WALVIS BAY – The future of more than 2 000 workers employed in the local fishing industry continues to hang in the balance as consultations linger on whether to allocate more wet quota to land-based horse mackerel players.
Those calling for an increased wet landed quota argue they have invested over N$2 billion in processing factories and catching vessels to create more jobs.
However, the Wet Landed Horse Mackerel Association (WLHMA) wants more wet allocations, arguing the current 60% freezer and 40% wet quota allocation model is not sufficient for them to operate optimally.
The association has been petitioning fisheries minister Albert Kawana for months over the issue.
According to Kawana, the issue of allocations in this sector needs further consultations, based on the challenges highlighted during his meeting with the industry players last week.
“Basically, the needs of the market are telling us how we should do it.

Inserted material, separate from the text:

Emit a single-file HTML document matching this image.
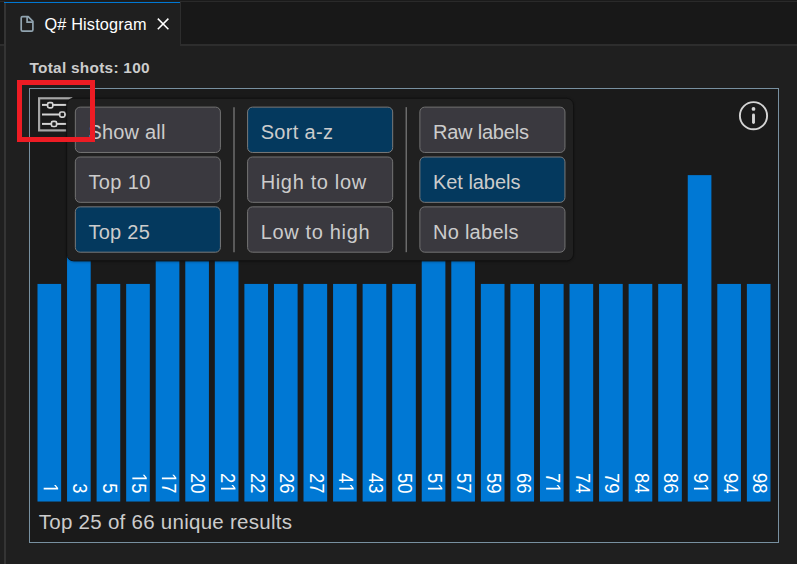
<!DOCTYPE html>
<html><head><meta charset="utf-8">
<style>
*{box-sizing:border-box;margin:0;padding:0}
html,body{width:797px;height:564px;overflow:hidden;background:#1f1f1f;font-family:"Liberation Sans",sans-serif}
.abs{position:absolute}
#tabbar{left:0;top:0;width:797px;height:44px;background:#181818;border-top:1px solid #1b1b1b}
#tabbar2{left:0;top:1px;width:797px;height:1px;background:#2a2a2a}
#tabline{left:0;top:44px;width:797px;height:2px;background:#2d2d2d}
#sash{left:4px;top:3px;width:2px;height:561px;background:#343434}
#tab{left:5px;top:1px;width:176px;height:45px;background:#1f1f1f;border-right:1px solid #2d2d2d}
#tabtop{left:4px;top:2px;width:176px;height:1px;background:#0078d4}
#tabtitle{left:44.5px;top:15.2px;font-size:16.3px;color:#ffffff;line-height:18px;white-space:nowrap;letter-spacing:0.15px}
#total{left:29.5px;top:59.2px;font-size:15.4px;font-weight:bold;color:#cccccc;line-height:18px;white-space:nowrap;letter-spacing:0.27px}
#panel{left:29px;top:88px;width:750px;height:455px;border:1px solid #7890a0;background:#1a1a1a}
#info{left:38.8px;top:509.6px;font-size:20.5px;color:#cccccc;white-space:nowrap;line-height:24px;letter-spacing:0.27px}
#red{left:17px;top:80px;width:78px;height:62px;border:5px solid #ed1c24}
</style></head>
<body>
<div id="tabbar" class="abs"></div>
<div id="tabbar2" class="abs"></div>
<div id="tabline" class="abs"></div>
<div id="tab" class="abs"></div>
<div id="sash" class="abs"></div>
<div id="tabtop" class="abs"></div>
<svg class="abs" style="left:0;top:0" width="797" height="60">
  <path d="M22.6 16.7 H28.2 L32.9 21.4 V29.8 A1.4 1.4 0 0 1 31.5 31.2 H22.6 A1.4 1.4 0 0 1 21.2 29.8 V18.1 A1.4 1.4 0 0 1 22.6 16.7 Z" fill="none" stroke="#91a4b0" stroke-width="1.7" stroke-linejoin="round"/>
  <path d="M27.1 16.7 V22.2 H32.9" fill="none" stroke="#91a4b0" stroke-width="1.7"/>
  <path d="M157.8 18.6 L168.4 29.2 M168.4 18.6 L157.8 29.2" stroke="#ffffff" stroke-width="1.5"/>
</svg>
<div id="tabtitle" class="abs">Q# Histogram</div>
<div id="total" class="abs">Total shots: 100</div>
<div id="panel" class="abs"></div>
<svg class="abs" style="left:0;top:0" width="797" height="564">
  <defs>
    <filter id="sh" x="-10%" y="-10%" width="120%" height="130%" color-interpolation-filters="sRGB">
      <feDropShadow dx="0" dy="0.5" stdDeviation="1" flood-color="#000" flood-opacity="0.35"/>
    </filter>
  </defs>
  <!-- menu icon -->
  <g fill="none">
    <rect x="39.1" y="98.3" width="32.1" height="32.1" stroke="#a6a6a6" stroke-width="2.2"/>
    <line x1="42" y1="104.9" x2="68" y2="104.9" stroke="#d4d4d4" stroke-width="2"/>
    <line x1="42" y1="114.5" x2="68" y2="114.5" stroke="#d4d4d4" stroke-width="2"/>
    <line x1="42" y1="123.9" x2="68" y2="123.9" stroke="#d4d4d4" stroke-width="2"/>
    <rect x="47.6" y="102.6" width="5.2" height="5.2" rx="1.6" fill="#1a1a1a" stroke="#d4d4d4" stroke-width="1.7"/>
    <rect x="59.7" y="112.0" width="5.2" height="5.2" rx="1.6" fill="#1a1a1a" stroke="#d4d4d4" stroke-width="1.7"/>
    <rect x="51.4" y="121.3" width="5.2" height="5.2" rx="1.6" fill="#1a1a1a" stroke="#d4d4d4" stroke-width="1.7"/>
    </g>
  <!-- info icon -->
  <circle cx="753.5" cy="115.7" r="13.6" fill="none" stroke="#d4d4d4" stroke-width="1.9"/>
  <circle cx="753.5" cy="108.9" r="1.9" fill="#d4d4d4"/>
  <line x1="753.5" y1="115" x2="753.5" y2="122.6" stroke="#d4d4d4" stroke-width="2.9" stroke-linecap="round"/>
  <g fill="#0078d4"><rect x="37.49" y="283.93" width="23.65" height="217.60"/><rect x="67.05" y="175.13" width="23.65" height="326.40"/><rect x="96.60" y="283.93" width="23.65" height="217.60"/><rect x="126.16" y="283.93" width="23.65" height="217.60"/><rect x="155.72" y="175.13" width="23.65" height="326.40"/><rect x="185.28" y="175.13" width="23.65" height="326.40"/><rect x="214.83" y="175.13" width="23.65" height="326.40"/><rect x="244.39" y="283.93" width="23.65" height="217.60"/><rect x="273.95" y="283.93" width="23.65" height="217.60"/><rect x="303.51" y="283.93" width="23.65" height="217.60"/><rect x="333.06" y="283.93" width="23.65" height="217.60"/><rect x="362.62" y="283.93" width="23.65" height="217.60"/><rect x="392.18" y="283.93" width="23.65" height="217.60"/><rect x="421.73" y="175.13" width="23.65" height="326.40"/><rect x="451.29" y="175.13" width="23.65" height="326.40"/><rect x="480.85" y="283.93" width="23.65" height="217.60"/><rect x="510.41" y="283.93" width="23.65" height="217.60"/><rect x="539.96" y="283.93" width="23.65" height="217.60"/><rect x="569.52" y="283.93" width="23.65" height="217.60"/><rect x="599.08" y="283.93" width="23.65" height="217.60"/><rect x="628.64" y="283.93" width="23.65" height="217.60"/><rect x="658.19" y="283.93" width="23.65" height="217.60"/><rect x="687.75" y="175.13" width="23.65" height="326.40"/><rect x="717.31" y="283.93" width="23.65" height="217.60"/><rect x="746.87" y="283.93" width="23.65" height="217.60"/></g>
  <g fill="#ffffff" font-size="21" font-family="Liberation Sans"><g transform="translate(43.69,493.5) rotate(90) scale(0.88,1)"><path transform="translate(-11.679,0) scale(0.01025,-0.01025)" d="M515 0V1237L197 1010V1180L530 1409H696V0Z"/></g><g transform="translate(73.25,493.5) rotate(90) scale(0.88,1)"><text x="-11.679">3</text></g><g transform="translate(102.80,493.5) rotate(90) scale(0.88,1)"><text x="-11.679">5</text></g><g transform="translate(132.36,493.5) rotate(90) scale(0.88,1)"><path transform="translate(-23.358,0) scale(0.01025,-0.01025)" d="M515 0V1237L197 1010V1180L530 1409H696V0Z"/><text x="-11.679">5</text></g><g transform="translate(161.92,493.5) rotate(90) scale(0.88,1)"><path transform="translate(-23.358,0) scale(0.01025,-0.01025)" d="M515 0V1237L197 1010V1180L530 1409H696V0Z"/><text x="-11.679">7</text></g><g transform="translate(191.48,493.5) rotate(90) scale(0.88,1)"><text x="-23.358">2</text><text x="-11.679">0</text></g><g transform="translate(221.03,493.5) rotate(90) scale(0.88,1)"><text x="-23.358">2</text><path transform="translate(-11.679,0) scale(0.01025,-0.01025)" d="M515 0V1237L197 1010V1180L530 1409H696V0Z"/></g><g transform="translate(250.59,493.5) rotate(90) scale(0.88,1)"><text x="-23.358">2</text><text x="-11.679">2</text></g><g transform="translate(280.15,493.5) rotate(90) scale(0.88,1)"><text x="-23.358">2</text><text x="-11.679">6</text></g><g transform="translate(309.71,493.5) rotate(90) scale(0.88,1)"><text x="-23.358">2</text><text x="-11.679">7</text></g><g transform="translate(339.26,493.5) rotate(90) scale(0.88,1)"><text x="-23.358">4</text><path transform="translate(-11.679,0) scale(0.01025,-0.01025)" d="M515 0V1237L197 1010V1180L530 1409H696V0Z"/></g><g transform="translate(368.82,493.5) rotate(90) scale(0.88,1)"><text x="-23.358">4</text><text x="-11.679">3</text></g><g transform="translate(398.38,493.5) rotate(90) scale(0.88,1)"><text x="-23.358">5</text><text x="-11.679">0</text></g><g transform="translate(427.93,493.5) rotate(90) scale(0.88,1)"><text x="-23.358">5</text><path transform="translate(-11.679,0) scale(0.01025,-0.01025)" d="M515 0V1237L197 1010V1180L530 1409H696V0Z"/></g><g transform="translate(457.49,493.5) rotate(90) scale(0.88,1)"><text x="-23.358">5</text><text x="-11.679">7</text></g><g transform="translate(487.05,493.5) rotate(90) scale(0.88,1)"><text x="-23.358">5</text><text x="-11.679">9</text></g><g transform="translate(516.61,493.5) rotate(90) scale(0.88,1)"><text x="-23.358">6</text><text x="-11.679">6</text></g><g transform="translate(546.16,493.5) rotate(90) scale(0.88,1)"><text x="-23.358">7</text><path transform="translate(-11.679,0) scale(0.01025,-0.01025)" d="M515 0V1237L197 1010V1180L530 1409H696V0Z"/></g><g transform="translate(575.72,493.5) rotate(90) scale(0.88,1)"><text x="-23.358">7</text><text x="-11.679">4</text></g><g transform="translate(605.28,493.5) rotate(90) scale(0.88,1)"><text x="-23.358">7</text><text x="-11.679">9</text></g><g transform="translate(634.84,493.5) rotate(90) scale(0.88,1)"><text x="-23.358">8</text><text x="-11.679">4</text></g><g transform="translate(664.39,493.5) rotate(90) scale(0.88,1)"><text x="-23.358">8</text><text x="-11.679">6</text></g><g transform="translate(693.95,493.5) rotate(90) scale(0.88,1)"><text x="-23.358">9</text><path transform="translate(-11.679,0) scale(0.01025,-0.01025)" d="M515 0V1237L197 1010V1180L530 1409H696V0Z"/></g><g transform="translate(723.51,493.5) rotate(90) scale(0.88,1)"><text x="-23.358">9</text><text x="-11.679">4</text></g><g transform="translate(753.07,493.5) rotate(90) scale(0.88,1)"><text x="-23.358">9</text><text x="-11.679">8</text></g></g>
  <g font-size="20" font-family="Liberation Sans" fill="#cccccc"><rect x="66.67" y="98.27" width="506.83" height="162.60" rx="7" fill="#202020" stroke="#111111" stroke-width="1" filter="url(#sh)"/><rect x="75.33" y="107.13" width="145.07" height="45.33" rx="4.8" fill="#3a393f" stroke="#737373" stroke-width="1"/><text x="88.43" y="138.77" letter-spacing="0.2">Show all</text><rect x="75.33" y="157.00" width="145.07" height="45.33" rx="4.8" fill="#3a393f" stroke="#737373" stroke-width="1"/><text x="88.43" y="188.63" letter-spacing="0.36">Top 10</text><rect x="75.33" y="206.87" width="145.07" height="45.33" rx="4.8" fill="#04395e" stroke="#7a7a7a" stroke-width="1"/><text x="88.43" y="238.50" letter-spacing="0.26">Top 25</text><rect x="247.60" y="107.13" width="145.07" height="45.33" rx="4.8" fill="#04395e" stroke="#7a7a7a" stroke-width="1"/><text x="260.70" y="138.77" letter-spacing="0.31">Sort a-z</text><rect x="247.60" y="157.00" width="145.07" height="45.33" rx="4.8" fill="#3a393f" stroke="#737373" stroke-width="1"/><text x="260.70" y="188.63" letter-spacing="0.65">High to low</text><rect x="247.60" y="206.87" width="145.07" height="45.33" rx="4.8" fill="#3a393f" stroke="#737373" stroke-width="1"/><text x="260.70" y="238.50" letter-spacing="0.66">Low to high</text><rect x="419.87" y="107.13" width="145.07" height="45.33" rx="4.8" fill="#3a393f" stroke="#737373" stroke-width="1"/><text x="432.97" y="138.77" letter-spacing="-0.21">Raw labels</text><rect x="419.87" y="157.00" width="145.07" height="45.33" rx="4.8" fill="#04395e" stroke="#7a7a7a" stroke-width="1"/><text x="432.97" y="188.63" letter-spacing="-0.04">Ket labels</text><rect x="419.87" y="206.87" width="145.07" height="45.33" rx="4.8" fill="#3a393f" stroke="#737373" stroke-width="1"/><text x="432.97" y="238.50" letter-spacing="0.27">No labels</text><line x1="234.00" y1="107.13" x2="234.00" y2="252.20" stroke="#6c6c6c" stroke-width="1.5"/><line x1="406.27" y1="107.13" x2="406.27" y2="252.20" stroke="#6c6c6c" stroke-width="1.5"/></g>
</svg>
<div id="info" class="abs">Top 25 of 66 unique results</div>
<div id="red" class="abs"></div>
</body></html>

“According to the sector that I have consulted with during my visit, 80% of the market wants horse mackerel as it is. They need the fish from head to tail still attached. This is according to the industry,” Kawana told New Era yesterday.
He added horse mackerel is a low-value fish that is mostly consumed in remote areas in countries such as Zambia, Namibia, Democratic Republic of Congo and Zimbabwe.
According to him, those consuming the fish in these countries want it as it is.
“That is according to the industry. The issue here is, what needs to be value-added in such a situation? They eat it in remote areas to encourage fish consumption. However, we are still consulting the process, as I am waiting for proposals from the industry,” Kawana added. The wet landed sector, however, differs with this approach.
During the consultation with the minister, the sector said they invested more than N$2 billion and created more than 2 000 jobs in the sector and thus want to see it grow.
According to the association, they want 50% of the total allowable catch of horse mackerel to be allocated to shore-based processing facilities this year and volumes increased by 10% per year until the 70-40 ratio is reached in 2023.
“The issue here is not value-addition – and there is a misconception with regard to it. There is no way that we can add value to horse mackerel. We only want more fish to be brought onshore for processing, [which] translates into more jobs,” president of the association Jason Angala said yesterday.
According to Angala, more jobs are created in land-based factories through sorting, freezing and packing at factories instead of sending it directly from the vessels as in the case of the freezer sector.
The association also, during the consultation, pointed out that fish processed and frozen at sea are not transported by land because the finished product is shipped at sea to bigger cargo vessels. “This, in theory, could have created transport opportunities for more than 80 trucks. Only five multinational companies in the world buy and tranship fish at sea, which means that the conglomerate can control the price at which processed horse mackerel is sold,” the association said in their presentation.
According to the association, this means these companies control the price at which Namibia can sell its fish on the international market.
However, if more fish is processed on shore, Namibians will be able to determine the price at which the resource is sold locally and on the international market. Namibia currently has three horse mackerel processing factories, namely: Seaflower Pelagic Processing, Gendev and Tunacor, which are all operational at Walvis Bay.
A freezer quota is when the fish caught by vessels is exported without processing, while a wet quota refers to the catch that is processed on land at a processing plant in the country, thus creating or sustaining jobs.